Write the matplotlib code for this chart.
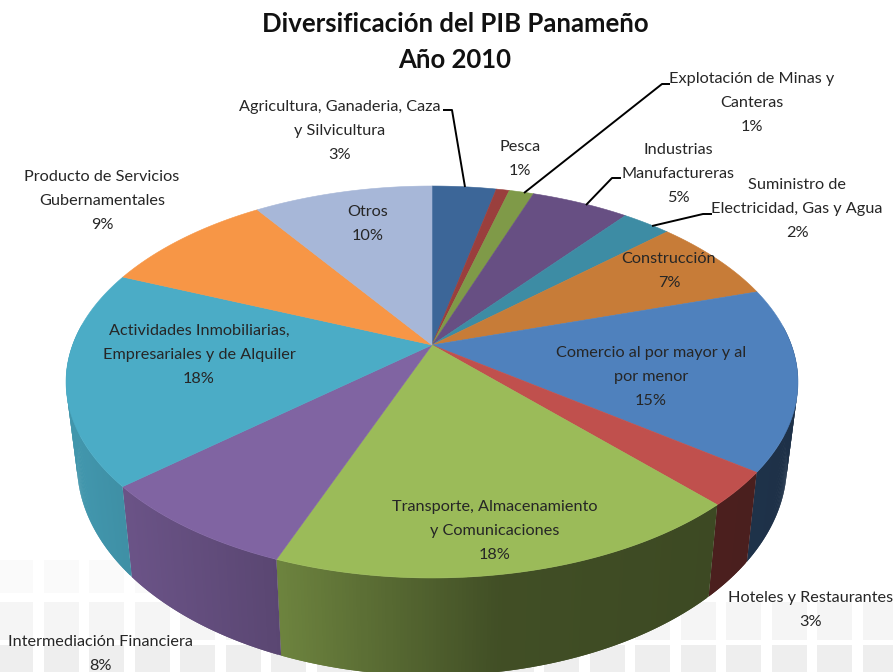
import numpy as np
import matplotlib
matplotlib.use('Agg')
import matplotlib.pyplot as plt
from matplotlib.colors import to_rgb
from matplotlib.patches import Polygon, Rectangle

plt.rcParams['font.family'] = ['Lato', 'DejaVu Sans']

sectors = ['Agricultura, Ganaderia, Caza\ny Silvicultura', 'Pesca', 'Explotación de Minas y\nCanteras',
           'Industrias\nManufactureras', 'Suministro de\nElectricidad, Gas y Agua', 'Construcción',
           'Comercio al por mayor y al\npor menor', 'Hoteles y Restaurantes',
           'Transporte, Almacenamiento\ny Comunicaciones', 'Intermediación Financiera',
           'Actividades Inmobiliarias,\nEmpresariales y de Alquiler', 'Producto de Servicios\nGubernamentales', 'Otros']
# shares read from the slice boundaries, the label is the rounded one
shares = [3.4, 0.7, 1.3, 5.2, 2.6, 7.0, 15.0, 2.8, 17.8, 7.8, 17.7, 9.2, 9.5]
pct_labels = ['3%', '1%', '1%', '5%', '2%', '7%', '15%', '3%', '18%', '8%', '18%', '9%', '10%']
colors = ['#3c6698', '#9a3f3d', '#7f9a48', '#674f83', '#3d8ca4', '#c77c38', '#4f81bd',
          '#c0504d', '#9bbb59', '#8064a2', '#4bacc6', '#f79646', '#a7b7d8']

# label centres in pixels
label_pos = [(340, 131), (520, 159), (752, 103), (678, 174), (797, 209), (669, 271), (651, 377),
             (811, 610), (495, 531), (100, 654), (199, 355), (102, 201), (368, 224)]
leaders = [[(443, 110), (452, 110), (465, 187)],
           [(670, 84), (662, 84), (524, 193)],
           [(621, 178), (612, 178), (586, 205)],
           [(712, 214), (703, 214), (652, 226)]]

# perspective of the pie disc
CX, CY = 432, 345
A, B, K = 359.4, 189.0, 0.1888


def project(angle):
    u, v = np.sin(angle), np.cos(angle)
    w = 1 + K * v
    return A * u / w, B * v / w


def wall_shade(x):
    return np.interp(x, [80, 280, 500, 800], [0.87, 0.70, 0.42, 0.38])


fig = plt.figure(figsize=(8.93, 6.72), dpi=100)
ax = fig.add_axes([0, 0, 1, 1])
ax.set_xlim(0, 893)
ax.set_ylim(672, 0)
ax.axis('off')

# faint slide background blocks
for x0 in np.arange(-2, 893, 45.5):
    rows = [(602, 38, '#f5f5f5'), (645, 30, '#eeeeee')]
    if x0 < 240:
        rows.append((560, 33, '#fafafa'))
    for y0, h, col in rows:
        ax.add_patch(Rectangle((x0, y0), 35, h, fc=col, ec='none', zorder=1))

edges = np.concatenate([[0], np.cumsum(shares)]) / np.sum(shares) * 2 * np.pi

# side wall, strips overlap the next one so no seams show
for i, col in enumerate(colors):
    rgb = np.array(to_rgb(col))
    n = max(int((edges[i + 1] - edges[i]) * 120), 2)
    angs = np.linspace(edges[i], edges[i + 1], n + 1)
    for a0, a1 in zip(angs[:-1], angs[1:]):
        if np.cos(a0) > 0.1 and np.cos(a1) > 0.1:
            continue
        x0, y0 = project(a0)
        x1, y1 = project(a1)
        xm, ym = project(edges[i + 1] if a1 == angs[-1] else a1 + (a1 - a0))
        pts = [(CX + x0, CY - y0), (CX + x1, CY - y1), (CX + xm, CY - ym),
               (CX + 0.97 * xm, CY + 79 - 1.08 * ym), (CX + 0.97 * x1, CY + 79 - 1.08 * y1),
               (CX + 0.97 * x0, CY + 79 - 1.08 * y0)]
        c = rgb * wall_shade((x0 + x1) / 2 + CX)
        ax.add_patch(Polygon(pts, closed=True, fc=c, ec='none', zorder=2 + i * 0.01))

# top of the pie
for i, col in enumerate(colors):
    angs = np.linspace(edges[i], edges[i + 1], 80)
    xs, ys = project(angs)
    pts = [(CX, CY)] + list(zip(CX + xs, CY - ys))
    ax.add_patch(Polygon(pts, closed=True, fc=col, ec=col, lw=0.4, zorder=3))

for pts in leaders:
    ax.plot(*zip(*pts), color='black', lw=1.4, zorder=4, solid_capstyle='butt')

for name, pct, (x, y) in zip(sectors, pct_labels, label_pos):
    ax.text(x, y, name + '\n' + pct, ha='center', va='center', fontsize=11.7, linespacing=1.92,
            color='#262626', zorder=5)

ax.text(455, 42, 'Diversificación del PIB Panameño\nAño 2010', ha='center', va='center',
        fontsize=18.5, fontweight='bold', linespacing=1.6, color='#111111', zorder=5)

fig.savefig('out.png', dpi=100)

====================

_Instruction_: Report each line of the material above where the word "matplotlib" appears.

_Finished answer_:
Write the matplotlib code for this chart.
import matplotlib
matplotlib.use('Agg')
import matplotlib.pyplot as plt
from matplotlib.colors import to_rgb
from matplotlib.patches import Polygon, Rectangle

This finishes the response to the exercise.